Were there days when I stubbornly refused to enter in to His “grace and covering “ and looked for other things to satisfy the longing in my soul? Uh, Yes. Hence the struggle with the 5lb bag of peanut butter m&ms (Thank you Sams Club) and binge watching the Joy of Painting with Bob Ross. (Hey, Micah learned how to paint a mountain landscape out of it!)
Were there days when I decided I would make it happen and absolutely wore myself out, and frustrated my family with the demand for everyone to perform perfectly? Those are the kind of days where you grump around the house, doing a million tasks and yet nothing ever seems to get done. Oh yes, there were days like that.

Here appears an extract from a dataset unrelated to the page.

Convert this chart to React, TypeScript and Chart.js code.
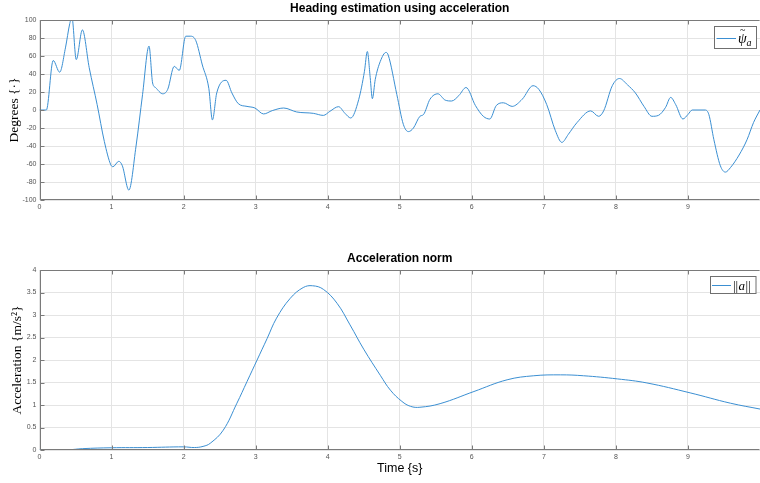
import React, { useEffect, useRef } from 'react';
import { Chart, registerables } from 'chart.js';

Chart.register(...registerables);

// ---------- data ----------
const headingTime = [
  0, 0.095, 0.19, 0.28, 0.36, 0.42, 0.45, 0.51, 0.595, 0.69, 0.8, 0.9, 0.99, 1.02, 1.1, 1.15, 1.24,
  1.34, 1.43, 1.52, 1.57, 1.61, 1.71, 1.78, 1.87, 1.94, 2.03, 2.1, 2.17, 2.26, 2.35, 2.4,
  2.46, 2.59, 2.67, 2.76, 2.88, 2.99, 3.11, 3.23, 3.39, 3.57, 3.8, 3.94, 4.03,
  4.15, 4.24, 4.32, 4.43, 4.51, 4.55, 4.59, 4.62, 4.66, 4.73, 4.81, 4.84, 4.96, 5.05, 5.12,
  5.19, 5.28, 5.33, 5.42, 5.53, 5.63, 5.72, 5.82, 5.92, 6.05, 6.16, 6.25, 6.34, 6.44, 6.56, 6.7,
  6.85, 6.93, 7.04, 7.16, 7.25, 7.34, 7.46, 7.65, 7.76, 7.83, 7.95, 8.05, 8.16, 8.27, 8.39, 8.5,
  8.59, 8.69, 8.76, 8.83, 8.93, 9.0, 9.06, 9.24, 9.29, 9.36, 9.45, 9.52, 9.59, 9.71, 9.82, 9.91, 10.0,
];
const headingDeg = [
  0, 0, 55, 42, 69, 96, 103, 56, 89, 47, 6, -35, -61, -63, -57, -62, -89,
  -40, 17, 71, 30, 25, 18, 23, 48.5, 44, 82, 82, 77, 50, 24, -11,
  19, 33, 19, 7, 4, 2.2, -4.4, -0.7, 2.2, -2.2, -3.7, -6, -1.5,
  3.7, -3.7, -8.9, 11.5, 43, 65, 36, 12.6, 34, 54, 64, 61, 17, -16, -24,
  -20, -7, -5, 12, 18, 11, 10, 16, 25, 5, -7, -10, 5, 8, 4, 12,
  27, 23, 6, -23, -36, -27, -14, -1, -7, -1, 27, 35, 28, 19, 4, -7,
  -6, 3, 14, 6, -10, -5, 0, 0, -5, -33, -62, -69, -64, -50, -33, -14, 0,
];

const accelTime = [
  0, 0.4, 0.6, 1.0, 1.5, 2.0, 2.15, 2.27, 2.37, 2.55, 2.74, 2.88, 3.02, 3.16, 3.29, 3.48, 3.66, 3.79,
  3.94, 4.13, 4.31, 4.5, 4.73, 4.87, 5.03, 5.15, 5.28, 5.56, 6.03, 6.49, 6.86, 7.23, 7.55, 8.02,
  8.43, 9.03, 9.59, 10,
];
const accelNorm = [
  0, 0.005, 0.03, 0.05, 0.055, 0.07, 0.055, 0.08, 0.15, 0.44, 1.04, 1.52, 2.0, 2.48, 2.93, 3.37, 3.61, 3.65,
  3.57, 3.26, 2.78, 2.24, 1.66, 1.33, 1.08, 0.97, 0.95, 1.03, 1.3, 1.56, 1.65, 1.67, 1.65, 1.58,
  1.49, 1.27, 1.04, 0.91,
];

const xTickValues = [0, 1, 2, 3, 4, 5, 6, 7, 8, 9];
const headingTickValues = [-100, -80, -60, -40, -20, 0, 20, 40, 60, 80, 100];
const accelTickValues = [0, 0.5, 1, 1.5, 2, 2.5, 3, 3.5, 4];

// ---------- styles ----------
const LINE = '#3b8fd2';
const GRID = '#e4e4e4';
const AXIS = '#7a7a7a';
const TICK_COLOR = '#555555';
const SANS = '"Liberation Sans", Arial, Helvetica, sans-serif';
const SERIF = '"Liberation Serif", "Times New Roman", serif';

type LegendDraw = (ctx: CanvasRenderingContext2D) => void;

function framePlugin(id: string, title: string, drawLegend: LegendDraw) {
  return {
    id,
    afterDraw(chart: any) {
      const { ctx, chartArea: a } = chart;
      ctx.save();
      ctx.strokeStyle = AXIS;
      ctx.lineWidth = 1;
      const l = Math.round(a.left) + 0.5;
      const t = Math.round(a.top) + 0.5;
      const r = Math.round(a.right) - 0.5;
      const b = Math.round(a.bottom) - 0.5;
      ctx.beginPath();
      ctx.moveTo(l, b);
      ctx.lineTo(l, t);
      ctx.lineTo(r, t);
      ctx.moveTo(l, b);
      ctx.lineTo(r, b);
      ctx.stroke();
      const xs = chart.scales.x;
      const ys = chart.scales.y;
      ctx.beginPath();
      xs.ticks.forEach((tk: any) => {
        const px = Math.round(xs.getPixelForValue(tk.value)) + 0.5;
        ctx.moveTo(px, t);
        ctx.lineTo(px, t + 4);
        ctx.moveTo(px, b);
        ctx.lineTo(px, b - 4);
      });
      ys.ticks.forEach((tk: any) => {
        const py = Math.round(ys.getPixelForValue(tk.value)) + 0.5;
        ctx.moveTo(l, py);
        ctx.lineTo(l + 4, py);
      });
      ctx.stroke();
      ctx.fillStyle = '#000';
      ctx.font = `bold 12px ${SANS}`;
      ctx.textAlign = 'center';
      ctx.textBaseline = 'middle';
      ctx.fillText(title, (a.left + a.right) / 2, a.top - 11);
      drawLegend(ctx);
      ctx.restore();
    },
  };
}

const drawHeadingLegend: LegendDraw = (ctx) => {
  ctx.fillStyle = '#fff';
  ctx.fillRect(714.5, 26.5, 42, 22);
  ctx.strokeStyle = '#6f6f6f';
  ctx.lineWidth = 1;
  ctx.strokeRect(714.5, 26.5, 42, 22);
  ctx.strokeStyle = LINE;
  ctx.beginPath();
  ctx.moveTo(716.5, 38.5);
  ctx.lineTo(736, 38.5);
  ctx.stroke();
  ctx.fillStyle = '#000';
  ctx.textAlign = 'left';
  ctx.textBaseline = 'alphabetic';
  ctx.font = `italic 14px ${SERIF}`;
  ctx.fillText('ψ', 738, 43);
  ctx.font = `10px ${SERIF}`;
  ctx.fillText('~', 740, 33);
  ctx.font = `italic 10px ${SERIF}`;
  ctx.fillText('a', 746.5, 46);
};

const drawAccelLegend: LegendDraw = (ctx) => {
  ctx.fillStyle = '#fff';
  ctx.fillRect(710.5, 26.5, 45.5, 17);
  ctx.strokeStyle = '#6f6f6f';
  ctx.lineWidth = 1;
  ctx.strokeRect(710.5, 26.5, 45.5, 17);
  ctx.strokeStyle = LINE;
  ctx.beginPath();
  ctx.moveTo(712, 35.5);
  ctx.lineTo(731, 35.5);
  ctx.stroke();
  ctx.fillStyle = '#000';
  ctx.textAlign = 'left';
  ctx.textBaseline = 'alphabetic';
  ctx.font = `13px ${SERIF}`;
  ctx.fillText('||', 733, 40);
  ctx.font = `italic 13px ${SERIF}`;
  ctx.fillText('a', 738.5, 40);
  ctx.font = `13px ${SERIF}`;
  ctx.fillText('||', 745.5, 40);
};

function buildConfig(opts: {
  xs: number[];
  ys: number[];
  label: string;
  yMin: number;
  yMax: number;
  yTicks: number[];
  yTitle: string;
  yTitlePad: number;
  xScaleHeight: number;
  xTitle?: string;
  smooth: boolean;
  plugin: any;
}) {
  const data = opts.xs.map((x, i) => ({ x, y: opts.ys[i] }));
  const curve = opts.smooth
    ? { tension: 0.4, cubicInterpolationMode: 'default' as const }
    : { cubicInterpolationMode: 'monotone' as const };
  return {
    type: 'line' as const,
    data: {
      datasets: [
        {
          label: opts.label,
          data,
          borderColor: LINE,
          borderWidth: 1,
          pointRadius: 0,
          fill: false,
          ...curve,
        },
      ],
    },
    options: {
      animation: false as const,
      responsive: false,
      devicePixelRatio: 1,
      layout: { padding: { top: 20, left: 0, right: 0, bottom: 0 } },
      plugins: {
        legend: { display: false },
        tooltip: { enabled: false },
        title: { display: false },
      },
      scales: {
        x: {
          type: 'linear' as const,
          min: 0,
          max: 10,
          afterBuildTicks: (s: any) => {
            s.ticks = xTickValues.map((v) => ({ value: v }));
          },
          afterFit: (s: any) => {
            s.height = opts.xScaleHeight;
          },
          ticks: {
            autoSkip: false,
            maxRotation: 0,
            padding: 3,
            color: TICK_COLOR,
            font: { family: SANS, size: 7 },
            callback: (v: any) => String(v),
          },
          grid: { color: GRID, drawTicks: false },
          border: { display: false },
          title: opts.xTitle
            ? {
                display: true,
                text: opts.xTitle,
                color: '#000',
                font: { family: SANS, size: 12.5 },
                padding: { top: 0, bottom: 7 },
              }
            : { display: false },
        },
        y: {
          type: 'linear' as const,
          min: opts.yMin,
          max: opts.yMax,
          afterBuildTicks: (s: any) => {
            s.ticks = opts.yTicks.map((v) => ({ value: v }));
          },
          afterFit: (s: any) => {
            s.width = 39.5;
          },
          ticks: {
            autoSkip: false,
            padding: 3,
            color: TICK_COLOR,
            font: { family: SANS, size: 7 },
            callback: (v: any) => String(v),
          },
          grid: { color: GRID, drawTicks: false },
          border: { display: false },
          title: {
            display: true,
            text: opts.yTitle,
            color: '#000',
            font: { family: SERIF, size: 13.5 },
            padding: { top: opts.yTitlePad, bottom: 0 },
          },
        },
      },
    },
    plugins: [opts.plugin],
  };
}

function PlotCanvas({ config, width, height }: { config: any; width: number; height: number }) {
  const ref = useRef<HTMLCanvasElement | null>(null);
  useEffect(() => {
    if (!ref.current) return;
    const chart = new Chart(ref.current, config);
    return () => chart.destroy();
  }, [config]);
  return <canvas ref={ref} width={width} height={height} style={{ display: 'block', width, height }} />;
}

const headingConfig = buildConfig({
  xs: headingTime,
  ys: headingDeg,
  label: 'ψ̃a',
  yMin: -100,
  yMax: 100,
  yTicks: headingTickValues,
  yTitle: 'Degrees {·}',
  yTitlePad: 6,
  xScaleHeight: 15,
  smooth: false,
  plugin: framePlugin('headingFrame', 'Heading estimation using acceleration', drawHeadingLegend),
});

const accelConfig = buildConfig({
  xs: accelTime,
  ys: accelNorm,
  label: '||a||',
  yMin: 0,
  yMax: 4,
  yTicks: accelTickValues,
  yTitle: 'Acceleration {m/s²}',
  yTitlePad: 9.5,
  xScaleHeight: 33,
  xTitle: 'Time {s}',
  smooth: true,
  plugin: framePlugin('accelFrame', 'Acceleration norm', drawAccelLegend),
});

export default function App() {
  return (
    <div style={{ position: 'fixed', left: 0, top: 0, width: 760, height: 483, background: '#fff' }}>
      <div style={{ position: 'absolute', left: 0, top: 0 }}>
        <PlotCanvas config={headingConfig} width={760} height={215} />
      </div>
      <div style={{ position: 'absolute', left: 0, top: 250 }}>
        <PlotCanvas config={accelConfig} width={760} height={233} />
      </div>
    </div>
  );
}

But more and more and more there was grace and covering. Even for the lonely, stubborn, and grumpy days.
And I didn’t stay in those days. I remembered His faithfulness, His holiness, and His promise. As I look back over the year, I see the strategic moments when I turned my heart to Him and He whispered, “daughter” every time. I see where He planted treasures and surprises along the way. I see where my obedience and willingness to slow down and be in the moment opened the door for my heart to hear His laughter and His voice, singing over me. It is ALL I need. I see where I have been… grace and covering. And now, my heart is bursting with a new prayer. “Father, I want to live in your house! I want the wonder, freedom, and play of being your child.” I am excited for where He is leading me. I wouldn’t call it a run but it’s not really a walk either. It feels more like a skip and a dance. Yep, I’m skipping and dancing with my Dad.
I offer all of this to turn to you and say, Have you reflected on the last year or even years of your walk with God?
It can be a really exciting thing to do!
It can also be a very sobering thing to do.
Be sure, there is something He has been speaking to you. There is something He wants you to know. Ask Him. Take some time with Him and let Him show you where you’ve been and assure you that He is with you wherever you’re headed. If you aren’t sure what He is saying now, try to remember what the last thing was He said to you. It’s a good starting place. And if you still aren’t sure then know this: He is always speaking love over you. Let that be the foundation you build on. His love. There is sufficient grace and covering for you if you turn your heart to Him.